执行配置运算符 <<< >>>,用来传递内核函数的执行参数。执行配置有四个参数,第一个参数声明网格的大小,第二个参数声明块的大小,第三个参数声明动态分配的共享存储器大小,默认为 0,最后一个参数声明执行的流,默认为 0。

 A thread block size of 16x16 (256 threads), although arbitrary in this case, is a common choice. The grid is created with enough blocks to have one thread per matrix element as before(创建网格时使用了足够多的块,这样每个矩阵元素就有一个线程). For simplicity, this example assumes that the number of threads per grid in each dimension is evenly divisible by the number of threads per block in that dimension, although that need not be the case(为简单起见,本示例假设每个维度中每个网格的线程数可以被该维度中每个块的线程数均匀地整除,但实际情况并非如此).

 Thread blocks are required to execute independently: It must be possible to execute them in any order, in parallel or in series. This independence requirement allows thread blocks to be scheduled in any order across any number of cores as illustrated by Figure, enabling programmers to write code that scales with the number of cores.

Threads within a block can cooperate by sharing data through some shared memory and by synchronizing their execution to coordinate memory accesses(块中的线程可以通过共享内存共享数据,并通过同步它们的执行来协调内存访问). More precisely, one can specify synchronization points in the kernel by calling the __syncthreads() intrinsic function; __syncthreads() acts as a barrier at which all threads in the block must wait before any is allowed to proceed(充当一个屏障,在允许任何线程继续执行之前,块中的所有线程都必须等待).

 For efficient cooperation, the shared memory is expected to be a low-latency memory near each processor core (much like an L1 cache) and __syncthreads() is expected to be lightweight.

1.1.3 Memory Hierarchy

 CUDA threads may access data from multiple memory spaces during their execution as illustrated by Figure. Each thread has private local memory. Each thread block has shared memory visible to all threads of the block and with the same lifetime as the block. All threads have access to the same global memory.

 There are also two additional read-only memory spaces accessible by all threads: the constant and texture memory spaces. The global, constant, and texture memory spaces are optimized for different memory usages. Texture memory also offers different addressing modes, as well as data filtering, for some specific data formats.

 The global, constant, and texture memory spaces are persistent across kernel launches by the same application(全局内存空间、常量内存空间和纹理内存空间在同一应用程序的内核启动之间是持久的。
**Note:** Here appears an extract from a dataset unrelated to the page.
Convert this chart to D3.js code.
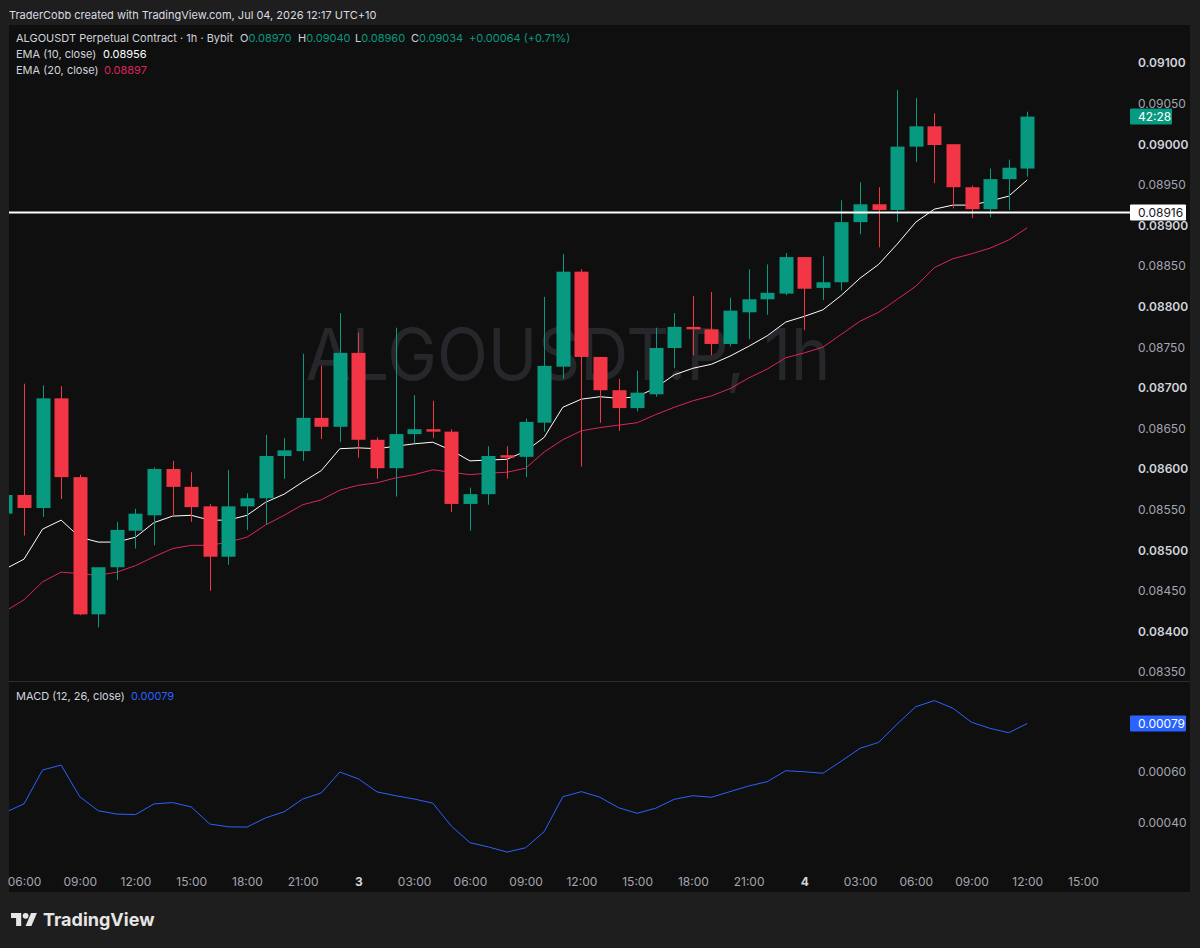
<!DOCTYPE html>
<html>
<head>
<meta charset="utf-8">
<script src="https://cdn.jsdelivr.net/npm/d3@7"></script>
<style>
  html, body { margin: 0; padding: 0; background: #1e1e1e; }
  svg { display: block; font-family: Inter, "Noto Sans", sans-serif; }
</style>
</head>
<body>
<svg id="chart" width="1200" height="948"></svg>
<script>
// hourly bars, first one is Jul 2 05:00 (chart time)
const firstBar = Date.UTC(2026, 6, 2, 5);

const opens = [0.08545, 0.08568, 0.08552, 0.08687, 0.08590, 0.08421, 0.08479, 0.08524, 0.08543, 0.08600, 0.08578, 0.08554, 0.08492, 0.08554,
  0.08564, 0.08616, 0.08622, 0.08663, 0.08652, 0.08743, 0.08636, 0.08601, 0.08643, 0.08649, 0.08646, 0.08557, 0.08569, 0.08617, 0.08615,
  0.08657, 0.08726, 0.08843, 0.08738, 0.08697, 0.08675, 0.08692, 0.08749, 0.08775, 0.08772, 0.08754, 0.08793, 0.08809, 0.08816, 0.08861, 0.08823,
  0.08830, 0.08904, 0.08926, 0.08919, 0.08997, 0.09022, 0.09000, 0.08947, 0.08920, 0.08957, 0.08970];
const highs = [0.08574, 0.08705, 0.08703, 0.08702, 0.08593, 0.08479, 0.08535, 0.08551, 0.08602, 0.08610, 0.08596, 0.08557, 0.08599, 0.08570,
  0.08642, 0.08638, 0.08742, 0.08727, 0.08792, 0.08768, 0.08639, 0.08774, 0.08691, 0.08684, 0.08649, 0.08577, 0.08628, 0.08628, 0.08662,
  0.08812, 0.08865, 0.08846, 0.08738, 0.08711, 0.08721, 0.08774, 0.08792, 0.08813, 0.08818, 0.08811, 0.08846, 0.08852, 0.08866, 0.08861, 0.08862,
  0.08931, 0.08953, 0.08947, 0.09067, 0.09057, 0.09038, 0.09000, 0.08949, 0.08970, 0.08981, 0.09040];
const lows = [0.08540, 0.08518, 0.08541, 0.08563, 0.08420, 0.08405, 0.08463, 0.08502, 0.08506, 0.08542, 0.08535, 0.08450, 0.08482, 0.08525,
  0.08532, 0.08588, 0.08610, 0.08637, 0.08633, 0.08614, 0.08588, 0.08566, 0.08632, 0.08638, 0.08547, 0.08524, 0.08556, 0.08588, 0.08590,
  0.08646, 0.08711, 0.08603, 0.08657, 0.08647, 0.08671, 0.08689, 0.08724, 0.08740, 0.08740, 0.08751, 0.08760, 0.08790, 0.08814, 0.08771, 0.08808,
  0.08820, 0.08889, 0.08873, 0.08904, 0.08978, 0.08952, 0.08921, 0.08909, 0.08910, 0.08919, 0.08960];
const closes = [0.08568, 0.08552, 0.08687, 0.08590, 0.08421, 0.08479, 0.08525, 0.08545, 0.08600, 0.08578, 0.08553, 0.08492, 0.08554, 0.08564,
  0.08616, 0.08623, 0.08663, 0.08652, 0.08743, 0.08636, 0.08601, 0.08643, 0.08649, 0.08646, 0.08557, 0.08569, 0.08616, 0.08614, 0.08658,
  0.08727, 0.08843, 0.08738, 0.08697, 0.08675, 0.08694, 0.08749, 0.08775, 0.08772, 0.08754, 0.08795, 0.08809, 0.08817, 0.08861, 0.08822, 0.08830,
  0.08904, 0.08926, 0.08919, 0.08997, 0.09022, 0.08999, 0.08947, 0.08920, 0.08957, 0.08971, 0.09034];

const ema10 = [0.08477, 0.08489, 0.08526, 0.08537, 0.08516, 0.08510, 0.08510, 0.08516, 0.08534, 0.08542, 0.08543, 0.08537, 0.08537, 0.08543,
  0.08559, 0.08569, 0.08584, 0.08598, 0.08625, 0.08626, 0.08625, 0.08628, 0.08631, 0.08633, 0.08623, 0.08610, 0.08611, 0.08612, 0.08622,
  0.08639, 0.08676, 0.08686, 0.08689, 0.08687, 0.08689, 0.08700, 0.08716, 0.08724, 0.08729, 0.08739, 0.08751, 0.08764, 0.08781, 0.08788, 0.08796,
  0.08814, 0.08835, 0.08852, 0.08877, 0.08904, 0.08920, 0.08925, 0.08925, 0.08930, 0.08936, 0.08956];
const ema20 = [0.08425, 0.08439, 0.08461, 0.08473, 0.08471, 0.08469, 0.08473, 0.08481, 0.08492, 0.08502, 0.08506, 0.08506, 0.08510, 0.08516,
  0.08531, 0.08543, 0.08556, 0.08562, 0.08574, 0.08580, 0.08583, 0.08589, 0.08593, 0.08599, 0.08596, 0.08593, 0.08595, 0.08596, 0.08601,
  0.08621, 0.08636, 0.08647, 0.08651, 0.08654, 0.08657, 0.08667, 0.08676, 0.08684, 0.08690, 0.08699, 0.08712, 0.08723, 0.08737, 0.08743, 0.08750,
  0.08766, 0.08782, 0.08793, 0.08809, 0.08825, 0.08848, 0.08859, 0.08865, 0.08872, 0.08882, 0.08897];
const macd = [0.000442, 0.000475, 0.000608, 0.000627, 0.000503, 0.000448, 0.000435, 0.000433, 0.000475, 0.000480, 0.000463, 0.000396, 0.000385, 0.000384,
  0.000420, 0.000444, 0.000494, 0.000518, 0.000600, 0.000573, 0.000522, 0.000507, 0.000494, 0.000478, 0.000388, 0.000323, 0.000306, 0.000286, 0.000303,
  0.000366, 0.000503, 0.000523, 0.000501, 0.000460, 0.000438, 0.000458, 0.000493, 0.000507, 0.000501, 0.000523, 0.000545, 0.000562, 0.000605, 0.000601, 0.000595,
  0.000643, 0.000693, 0.000716, 0.000788, 0.000856, 0.000880, 0.000850, 0.000795, 0.000771, 0.000754, 0.00079];

const priceTicks = [0.0835, 0.0840, 0.0845, 0.0850, 0.0855, 0.0860, 0.0865, 0.0870, 0.0875, 0.0880, 0.0885, 0.0890, 0.0895, 0.0900, 0.0905, 0.0910];
const macdTicks = [0.0004, 0.0006];
const timeLabels = ["06:00", "09:00", "12:00", "15:00", "18:00", "21:00", "3", "03:00", "06:00", "09:00", "12:00", "15:00",
  "18:00", "21:00", "4", "03:00", "06:00", "09:00", "12:00", "15:00"];
const levelPrice = 0.08916;
const countdown = "42:28";

const upColor = "#089981";
const downColor = "#f23645";
const emaFastColor = "#ffffff";
const emaSlowColor = "#dd2456";
const macdColor = "#2962ff";

const bars = opens.map((o, i) => ({
  t: new Date(firstBar + i * 3600000),
  o: o, h: highs[i], l: lows[i], c: closes[i],
  e10: ema10[i], e20: ema20[i], m: macd[i]
}));

const svg = d3.select("#chart");
const pane = { left: 9, right: 1190, top: 25, bottom: 892, split: 681, plotRight: 1128 };

// scales
const x = d3.scaleUtc()
  .domain([new Date(Date.UTC(2026, 6, 2, 6)), new Date(Date.UTC(2026, 6, 4, 15))])
  .range([24, 1083]);
const y = d3.scaleLinear().domain([0.0835, 0.0910]).range([672, 63]);
const ym = d3.scaleLinear().domain([0.0004, 0.0006]).range([823, 772]);
const bodyW = 14;

// frame + chart background
svg.append("rect").attr("width", 1200).attr("height", 948).attr("fill", "#1e1e1e");
svg.append("rect")
  .attr("x", pane.left).attr("y", pane.top)
  .attr("width", pane.right - pane.left).attr("height", pane.bottom - pane.top)
  .attr("fill", "#0f0f0f");
svg.append("line")
  .attr("x1", pane.left).attr("x2", pane.right)
  .attr("y1", pane.split + 0.5).attr("y2", pane.split + 0.5)
  .attr("stroke", "#2e2e2e");

const defs = svg.append("defs");
defs.append("clipPath").attr("id", "clip-price").append("rect")
  .attr("x", pane.left).attr("y", pane.top)
  .attr("width", pane.plotRight - pane.left).attr("height", pane.split - pane.top);
defs.append("clipPath").attr("id", "clip-macd").append("rect")
  .attr("x", pane.left).attr("y", pane.split + 1)
  .attr("width", pane.plotRight - pane.left).attr("height", 862 - pane.split);

// watermark
svg.append("text")
  .attr("x", 568).attr("y", 380)
  .attr("text-anchor", "middle")
  .attr("font-size", 72)
  .attr("textLength", 525).attr("lengthAdjust", "spacingAndGlyphs")
  .attr("fill", "#26272b")
  .text("ALGOUSDT.P, 1h");

// price pane
const gPrice = svg.append("g").attr("clip-path", "url(#clip-price)");

const lineFast = d3.line().x(d => x(d.t)).y(d => y(d.e10));
const lineSlow = d3.line().x(d => x(d.t)).y(d => y(d.e20));

gPrice.append("path").datum(bars)
  .attr("d", lineSlow).attr("fill", "none")
  .attr("stroke", emaSlowColor).attr("stroke-width", 1);
gPrice.append("path").datum(bars)
  .attr("d", lineFast).attr("fill", "none")
  .attr("stroke", emaFastColor).attr("stroke-width", 1);

const candle = gPrice.selectAll(".candle").data(bars).join("g").attr("class", "candle");
candle.append("line")
  .attr("x1", d => Math.round(x(d.t)) + 0.5).attr("x2", d => Math.round(x(d.t)) + 0.5)
  .attr("y1", d => y(d.h)).attr("y2", d => y(d.l))
  .attr("stroke", d => d.c >= d.o ? upColor : downColor);
candle.append("rect")
  .attr("x", d => Math.round(x(d.t)) + 0.5 - bodyW / 2)
  .attr("width", bodyW)
  .attr("y", d => y(Math.max(d.o, d.c)))
  .attr("height", d => Math.max(1, Math.abs(y(d.o) - y(d.c))))
  .attr("fill", d => d.c >= d.o ? upColor : downColor);

// horizontal level
svg.append("line")
  .attr("x1", pane.left).attr("x2", 1130)
  .attr("y1", y(levelPrice)).attr("y2", y(levelPrice))
  .attr("stroke", "#ffffff").attr("stroke-width", 2);

// price axis
const isMajor = d => Math.abs(Math.round(d * 1000) - d * 1000) < 1e-6;
const axisPrice = d3.axisRight(y)
  .tickValues(priceTicks)
  .tickSize(0).tickPadding(8)
  .tickFormat(d3.format(".5f"));
const gAxisY = svg.append("g").attr("transform", "translate(1130,0)").call(axisPrice);
gAxisY.select(".domain").remove();
gAxisY.selectAll("text")
  .attr("font-family", "Inter, sans-serif")
  .attr("font-size", 12)
  .attr("font-weight", d => isMajor(d) ? 600 : 400)
  .attr("fill", d => isMajor(d) ? "#d1d4dc" : "#a3a6af");

// label helper for axis boxes
function axisBox(yPos, w, fill, textFill, label) {
  const g = svg.append("g").attr("transform", `translate(1130,${yPos})`);
  g.append("rect").attr("x", 0).attr("y", -8).attr("width", w).attr("height", 16)
    .attr("rx", 1).attr("fill", fill);
  g.append("text").attr("x", 8).attr("y", 0).attr("dy", "0.35em")
    .attr("font-size", 12).attr("fill", textFill).text(label);
}
const last = bars[bars.length - 1];
axisBox(y(last.c), 42, upColor, "#ffffff", countdown);
axisBox(y(levelPrice), 56, "#ffffff", "#131722", d3.format(".5f")(levelPrice));

// macd pane
const gMacd = svg.append("g").attr("clip-path", "url(#clip-macd)");
gMacd.append("path").datum(bars)
  .attr("d", d3.line().x(d => x(d.t)).y(d => ym(d.m)))
  .attr("fill", "none").attr("stroke", macdColor).attr("stroke-width", 1);

const axisMacd = d3.axisRight(ym).tickValues(macdTicks).tickSize(0).tickPadding(8).tickFormat(d3.format(".5f"));
const gAxisM = svg.append("g").attr("transform", "translate(1130,0)").call(axisMacd);
gAxisM.select(".domain").remove();
gAxisM.selectAll("text").attr("font-family", "Inter, sans-serif").attr("font-size", 12).attr("fill", "#a3a6af");
axisBox(ym(last.m), 56, macdColor, "#ffffff", d3.format(".5f")(last.m));

// time axis
const tickTimes = d3.utcHours(new Date(Date.UTC(2026, 6, 2, 6)), new Date(Date.UTC(2026, 6, 4, 16)), 3);
const axisTime = d3.axisBottom(x)
  .tickValues(tickTimes)
  .tickSize(0).tickPadding(0)
  .tickFormat((d, i) => timeLabels[i]);
const gAxisX = svg.append("g").attr("transform", "translate(0,877)").call(axisTime);
gAxisX.select(".domain").remove();
gAxisX.selectAll("text")
  .attr("font-family", "Inter, sans-serif")
  .attr("font-size", 12)
  .attr("font-weight", (d, i) => timeLabels[i].length < 3 ? 700 : 400)
  .attr("fill", (d, i) => timeLabels[i].length < 3 ? "#d1d4dc" : "#a3a6af");

// legends
const legend = svg.append("g").attr("font-size", 11);
legend.append("text").attr("x", 9).attr("y", 19).attr("fill", "#dadce2")
  .text("TraderCobb created with TradingView.com, Jul 04, 2026 12:17 UTC+10");

const ohlc = [["O", last.o], ["H", last.h], ["L", last.l], ["C", last.c]];
const l1 = legend.append("text").attr("y", 42).attr("fill", "#d1d4dc");
l1.append("tspan").attr("x", 16).text("ALGOUSDT Perpetual Contract · 1h · Bybit");
const ohlcX = [240, 298, 355, 411];
ohlc.forEach(([k, v], i) => {
  l1.append("tspan").attr("x", ohlcX[i]).attr("fill", "#d1d4dc").text(k);
  l1.append("tspan").attr("fill", upColor).text(d3.format(".5f")(v));
});
const chg = last.c - last.o;
l1.append("tspan").attr("x", 469).attr("fill", upColor)
  .text(`+${d3.format(".5f")(chg)} (+${d3.format(".2f")(chg / last.o * 100)}%)`);

const l2 = legend.append("text").attr("y", 58).attr("fill", "#d1d4dc");
l2.append("tspan").attr("x", 16).text("EMA (10, close)");
l2.append("tspan").attr("x", 103).attr("fill", "#ffffff").text(d3.format(".5f")(last.e10));
const l3 = legend.append("text").attr("y", 74).attr("fill", "#d1d4dc");
l3.append("tspan").attr("x", 16).text("EMA (20, close)");
l3.append("tspan").attr("x", 104).attr("fill", emaSlowColor).text(d3.format(".5f")(last.e20));

const l4 = legend.append("text").attr("y", 700).attr("fill", "#d1d4dc");
l4.append("tspan").attr("x", 16).text("MACD (12, 26, close)");
l4.append("tspan").attr("x", 131).attr("fill", macdColor).text(d3.format(".5f")(last.m));

// TradingView mark
const logo = svg.append("g").attr("transform", "translate(11,910) scale(0.73)").attr("fill", "#e6e6e6");
logo.append("path").attr("d", "M14 22H7V11H0V4h14v18z");
logo.append("circle").attr("cx", 20).attr("cy", 8).attr("r", 4);
logo.append("path").attr("d", "M28 22h-8l7.5-18h8L28 22z");
svg.append("text").attr("x", 43).attr("y", 926)
  .attr("font-size", 18).attr("font-weight", 700).attr("fill", "#e6e6e6")
  .text("TradingView");
</script>
</body>
</html>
).

1.1.4 Heterogeneous Programming

 As illustrated by Figure, the CUDA programming model assumes that the CUDA threads execute on a physically separate device that operates as a coprocessor to the host running the C++ program. This is the case, for example, when the kernels execute on a GPU and the rest of the C++ program executes on a CPU.

 The CUDA programming model also assumes that both the host and the device maintain their own separate memory spaces in DRAM, referred to as host memory and device memory, respectively. Therefore, a program manages the global, constant, and texture memory spaces visible to kernels through calls to the CUDA runtime. This includes device memory allocation and deallocation as well as data transfer between host and device memory.

Unified Memory provides managed memory to bridge the host and device memory spaces. Managed memory is accessible from all CPUs and GPUs in the system as a single, coherent memory image with a common address space. This capability enables oversubscription of device memory and can greatly simplify the task of porting applications by eliminating the need to explicitly mirror data on host and device. See Unified Memory Programming for an introduction to Unified Memory.